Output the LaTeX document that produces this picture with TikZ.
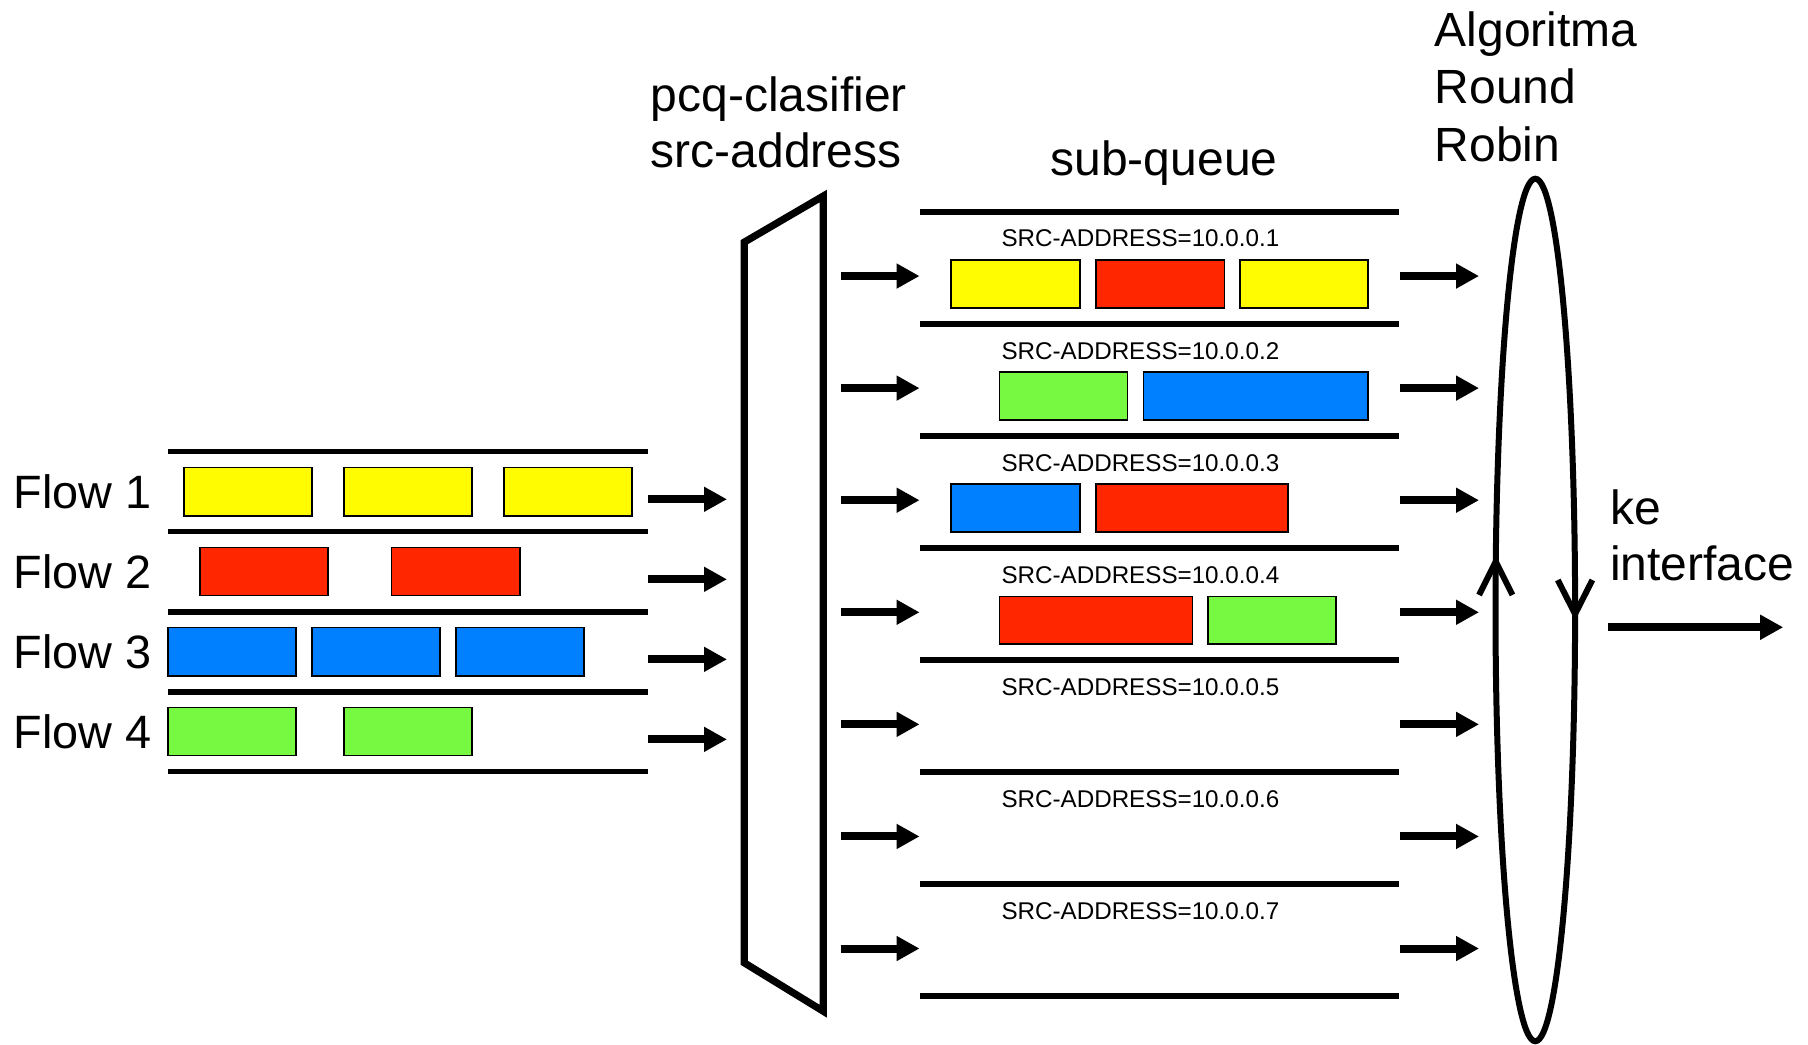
\documentclass[tikz,border=0pt]{standalone}
\usepackage{fontspec}
\setmainfont{Liberation Sans}
\usetikzlibrary{arrows.meta,fit,shapes.geometric}
\definecolor{pyel}{HTML}{FFFB00}
\definecolor{pred}{HTML}{FF2600}
\definecolor{pblu}{HTML}{0080FF}
\definecolor{pgrn}{HTML}{76F940}
\begin{document}
\begin{tikzpicture}[x=0.5766pt, y=-0.5766pt,
  rail/.style={line width=2.8pt},
  pkt/.style={draw=black, line width=0.75pt, inner sep=0pt, fit={#1}},
  flowarrow/.style={line width=4pt, -{Triangle[length=11.5pt,width=11.8pt]}},
  big/.style={font=\fontsize{24}{28}\selectfont, inner sep=0pt, anchor=base west},
  flowlbl/.style={font=\fontsize{23.4}{28}\selectfont, inner sep=0pt, anchor=base west},
  small/.style={font=\fontsize{12.1}{14}\selectfont, inner sep=0pt, anchor=base},
  vtip/.style={line width=3pt, line cap=butt, line join=miter}
]
\useasboundingbox (0,0) rectangle (1568,906);

% ---------- left: flows ----------
\foreach \k/\y in {0/391.7,1/461.1,2/530.5,3/599.9,4/669.2}{
  \coordinate (fla\k) at (146,\y);
  \coordinate (flb\k) at (562,\y);
  \draw[rail] (fla\k) -- (flb\k);
}
\node[flowlbl] (f1) at (11.5,440.8) {Flow 1};
\node[flowlbl] (f2) at (11.5,510.2) {Flow 2};
\node[flowlbl] (f3) at (11.5,579.6) {Flow 3};
\node[flowlbl] (f4) at (11.5,649) {Flow 4};

\node[pkt={(159.6,405.6) (270.6,447.5)}, fill=pyel] (p11) {};
\node[pkt={(298.4,405.6) (409.3,447.5)}, fill=pyel] (p12) {};
\node[pkt={(437.2,405.6) (548.2,447.5)}, fill=pyel] (p13) {};
\node[pkt={(173.5,474.8) (284.5,516.6)}, fill=pred] (p21) {};
\node[pkt={(339.7,474.8) (451,516.6)}, fill=pred] (p22) {};
\node[pkt={(145.7,544.3) (256.7,586.1)}, fill=pblu] (p31) {};
\node[pkt={(270.6,544.3) (381.5,586.1)}, fill=pblu] (p32) {};
\node[pkt={(395.4,544.3) (506.6,586.1)}, fill=pblu] (p33) {};
\node[pkt={(145.7,613.7) (256.7,655.4)}, fill=pgrn] (p41) {};
\node[pkt={(298.4,613.7) (409.3,655.4)}, fill=pgrn] (p42) {};

\foreach \i/\y in {1/433,2/502.4,3/571.8,4/641.2}{
  \coordinate (fa\i) at (562,\y);
  \coordinate (fb\i) at (630.5,\y);
  \draw[flowarrow] (fa\i) -- (fb\i);
}

% ---------- classifier ----------
\node[big] (cl1) at (564,96.5) {pcq-clasifier};
\node[big] (cl2) at (564,145) {src-address};
\coordinate (c1) at (645.5,210);
\coordinate (c2) at (714,170);
\coordinate (c3) at (714,877);
\coordinate (c4) at (645.5,835);
\draw[line width=3.6pt, line join=miter] (c1) -- (c2) -- (c3) -- (c4) -- cycle;

% ---------- sub-queues ----------
\node[big, anchor=base] (sq) at (1009.5,152) {sub-queue};
\foreach \k in {0,...,7}{
  \pgfmathsetmacro\yy{183.6+97.2*\k}
  \coordinate (qa\k) at (798,\yy);
  \coordinate (qb\k) at (1213,\yy);
  \draw[rail] (qa\k) -- (qb\k);
}
\foreach \i in {1,...,7}{
  \pgfmathsetmacro\yl{183.6+97.2*(\i-1)+30.6}
  \pgfmathsetmacro\ya{239.4+97.2*(\i-1)}
  \node[small] (src\i) at (989,\yl) {SRC-ADDRESS=10.0.0.\i};
  \coordinate (ca\i) at (729,\ya);
  \coordinate (cb\i) at (797.5,\ya);
  \draw[flowarrow] (ca\i) -- (cb\i);
  \coordinate (ra\i) at (1214,\ya);
  \coordinate (rb\i) at (1282.7,\ya);
  \draw[flowarrow] (ra\i) -- (rb\i);
}

\node[pkt={(824.7,225.5) (936.6,267)}, fill=pyel] (q11) {};
\node[pkt={(950.5,225.5) (1062,267)}, fill=pred] (q12) {};
\node[pkt={(1075.5,225.5) (1186.5,267)}, fill=pyel] (q13) {};
\node[pkt={(866.8,322.7) (978,364.2)}, fill=pgrn] (q21) {};
\node[pkt={(991.8,322.7) (1186.5,364.2)}, fill=pblu] (q22) {};
\node[pkt={(824.7,419.9) (936.6,461.4)}, fill=pblu] (q31) {};
\node[pkt={(950.5,419.9) (1117,461.4)}, fill=pred] (q32) {};
\node[pkt={(866.8,517.1) (1034,558.6)}, fill=pred] (q41) {};
\node[pkt={(1047.5,517.1) (1158.5,558.6)}, fill=pgrn] (q42) {};

% ---------- round robin ----------
\node[big] (rr1) at (1244,40) {Algoritma};
\node[big] (rr2) at (1244,90) {Round};
\node[big] (rr3) at (1244,140) {Robin};
\node[draw, ellipse, line width=3pt, inner sep=0pt,
      minimum width=39.8pt, minimum height=431.3pt] (rr) at (1331.5,529) {};
\coordinate (up) at (1297.2,487);
\coordinate (dn) at (1366,532.5);
\draw[vtip] ([shift={(-14.5,29)}]up) -- (up) -- ([shift={(14.5,29)}]up);
\draw[vtip] ([shift={(-15,-29.5)}]dn) -- (dn) -- ([shift={(15,-29.5)}]dn);

% ---------- output ----------
\node[big] (ke1) at (1396,455) {ke};
\node[big] (ke2) at (1396,503) {interface};
\coordinate (oa) at (1394.5,544);
\coordinate (ob) at (1546.5,544);
\draw[flowarrow] (oa) -- (ob);
\end{tikzpicture}
\end{document}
------------------------------------
#### [Prompt]
Exclude every picture and copy the remaining data exactly.

#### [Finished exercise]
Output the LaTeX document that produces this picture with TikZ.
\documentclass[tikz,border=0pt]{standalone}
\usepackage{fontspec}
\setmainfont{Liberation Sans}
\usetikzlibrary{arrows.meta,fit,shapes.geometric}
\definecolor{pyel}{HTML}{FFFB00}
\definecolor{pred}{HTML}{FF2600}
\definecolor{pblu}{HTML}{0080FF}
\definecolor{pgrn}{HTML}{76F940}
\begin{document}
\begin{tikzpicture}[x=0.5766pt, y=-0.5766pt,
  rail/.style={line width=2.8pt},
  pkt/.style={draw=black, line width=0.75pt, inner sep=0pt, fit={#1}},
  flowarrow/.style={line width=4pt, -{Triangle[length=11.5pt,width=11.8pt]}},
  big/.style={font=\fontsize{24}{28}\selectfont, inner sep=0pt, anchor=base west},
  flowlbl/.style={font=\fontsize{23.4}{28}\selectfont, inner sep=0pt, anchor=base west},
  small/.style={font=\fontsize{12.1}{14}\selectfont, inner sep=0pt, anchor=base},
  vtip/.style={line width=3pt, line cap=butt, line join=miter}
]
\useasboundingbox (0,0) rectangle (1568,906);

% ---------- left: flows ----------
\foreach \k/\y in {0/391.7,1/461.1,2/530.5,3/599.9,4/669.2}{
  \coordinate (fla\k) at (146,\y);
  \coordinate (flb\k) at (562,\y);
  \draw[rail] (fla\k) -- (flb\k);
}
\node[flowlbl] (f1) at (11.5,440.8) {Flow 1};
\node[flowlbl] (f2) at (11.5,510.2) {Flow 2};
\node[flowlbl] (f3) at (11.5,579.6) {Flow 3};
\node[flowlbl] (f4) at (11.5,649) {Flow 4};

\node[pkt={(159.6,405.6) (270.6,447.5)}, fill=pyel] (p11) {};
\node[pkt={(298.4,405.6) (409.3,447.5)}, fill=pyel] (p12) {};
\node[pkt={(437.2,405.6) (548.2,447.5)}, fill=pyel] (p13) {};
\node[pkt={(173.5,474.8) (284.5,516.6)}, fill=pred] (p21) {};
\node[pkt={(339.7,474.8) (451,516.6)}, fill=pred] (p22) {};
\node[pkt={(145.7,544.3) (256.7,586.1)}, fill=pblu] (p31) {};
\node[pkt={(270.6,544.3) (381.5,586.1)}, fill=pblu] (p32) {};
\node[pkt={(395.4,544.3) (506.6,586.1)}, fill=pblu] (p33) {};
\node[pkt={(145.7,613.7) (256.7,655.4)}, fill=pgrn] (p41) {};
\node[pkt={(298.4,613.7) (409.3,655.4)}, fill=pgrn] (p42) {};

\foreach \i/\y in {1/433,2/502.4,3/571.8,4/641.2}{
  \coordinate (fa\i) at (562,\y);
  \coordinate (fb\i) at (630.5,\y);
  \draw[flowarrow] (fa\i) -- (fb\i);
}

% ---------- classifier ----------
\node[big] (cl1) at (564,96.5) {pcq-clasifier};
\node[big] (cl2) at (564,145) {src-address};
\coordinate (c1) at (645.5,210);
\coordinate (c2) at (714,170);
\coordinate (c3) at (714,877);
\coordinate (c4) at (645.5,835);
\draw[line width=3.6pt, line join=miter] (c1) -- (c2) -- (c3) -- (c4) -- cycle;

% ---------- sub-queues ----------
\node[big, anchor=base] (sq) at (1009.5,152) {sub-queue};
\foreach \k in {0,...,7}{
  \pgfmathsetmacro\yy{183.6+97.2*\k}
  \coordinate (qa\k) at (798,\yy);
  \coordinate (qb\k) at (1213,\yy);
  \draw[rail] (qa\k) -- (qb\k);
}
\foreach \i in {1,...,7}{
  \pgfmathsetmacro\yl{183.6+97.2*(\i-1)+30.6}
  \pgfmathsetmacro\ya{239.4+97.2*(\i-1)}
  \node[small] (src\i) at (989,\yl) {SRC-ADDRESS=10.0.0.\i};
  \coordinate (ca\i) at (729,\ya);
  \coordinate (cb\i) at (797.5,\ya);
  \draw[flowarrow] (ca\i) -- (cb\i);
  \coordinate (ra\i) at (1214,\ya);
  \coordinate (rb\i) at (1282.7,\ya);
  \draw[flowarrow] (ra\i) -- (rb\i);
}

\node[pkt={(824.7,225.5) (936.6,267)}, fill=pyel] (q11) {};
\node[pkt={(950.5,225.5) (1062,267)}, fill=pred] (q12) {};
\node[pkt={(1075.5,225.5) (1186.5,267)}, fill=pyel] (q13) {};
\node[pkt={(866.8,322.7) (978,364.2)}, fill=pgrn] (q21) {};
\node[pkt={(991.8,322.7) (1186.5,364.2)}, fill=pblu] (q22) {};
\node[pkt={(824.7,419.9) (936.6,461.4)}, fill=pblu] (q31) {};
\node[pkt={(950.5,419.9) (1117,461.4)}, fill=pred] (q32) {};
\node[pkt={(866.8,517.1) (1034,558.6)}, fill=pred] (q41) {};
\node[pkt={(1047.5,517.1) (1158.5,558.6)}, fill=pgrn] (q42) {};

% ---------- round robin ----------
\node[big] (rr1) at (1244,40) {Algoritma};
\node[big] (rr2) at (1244,90) {Round};
\node[big] (rr3) at (1244,140) {Robin};
\node[draw, ellipse, line width=3pt, inner sep=0pt,
      minimum width=39.8pt, minimum height=431.3pt] (rr) at (1331.5,529) {};
\coordinate (up) at (1297.2,487);
\coordinate (dn) at (1366,532.5);
\draw[vtip] ([shift={(-14.5,29)}]up) -- (up) -- ([shift={(14.5,29)}]up);
\draw[vtip] ([shift={(-15,-29.5)}]dn) -- (dn) -- ([shift={(15,-29.5)}]dn);

% ---------- output ----------
\node[big] (ke1) at (1396,455) {ke};
\node[big] (ke2) at (1396,503) {interface};
\coordinate (oa) at (1394.5,544);
\coordinate (ob) at (1546.5,544);
\draw[flowarrow] (oa) -- (ob);
\end{tikzpicture}
\end{document}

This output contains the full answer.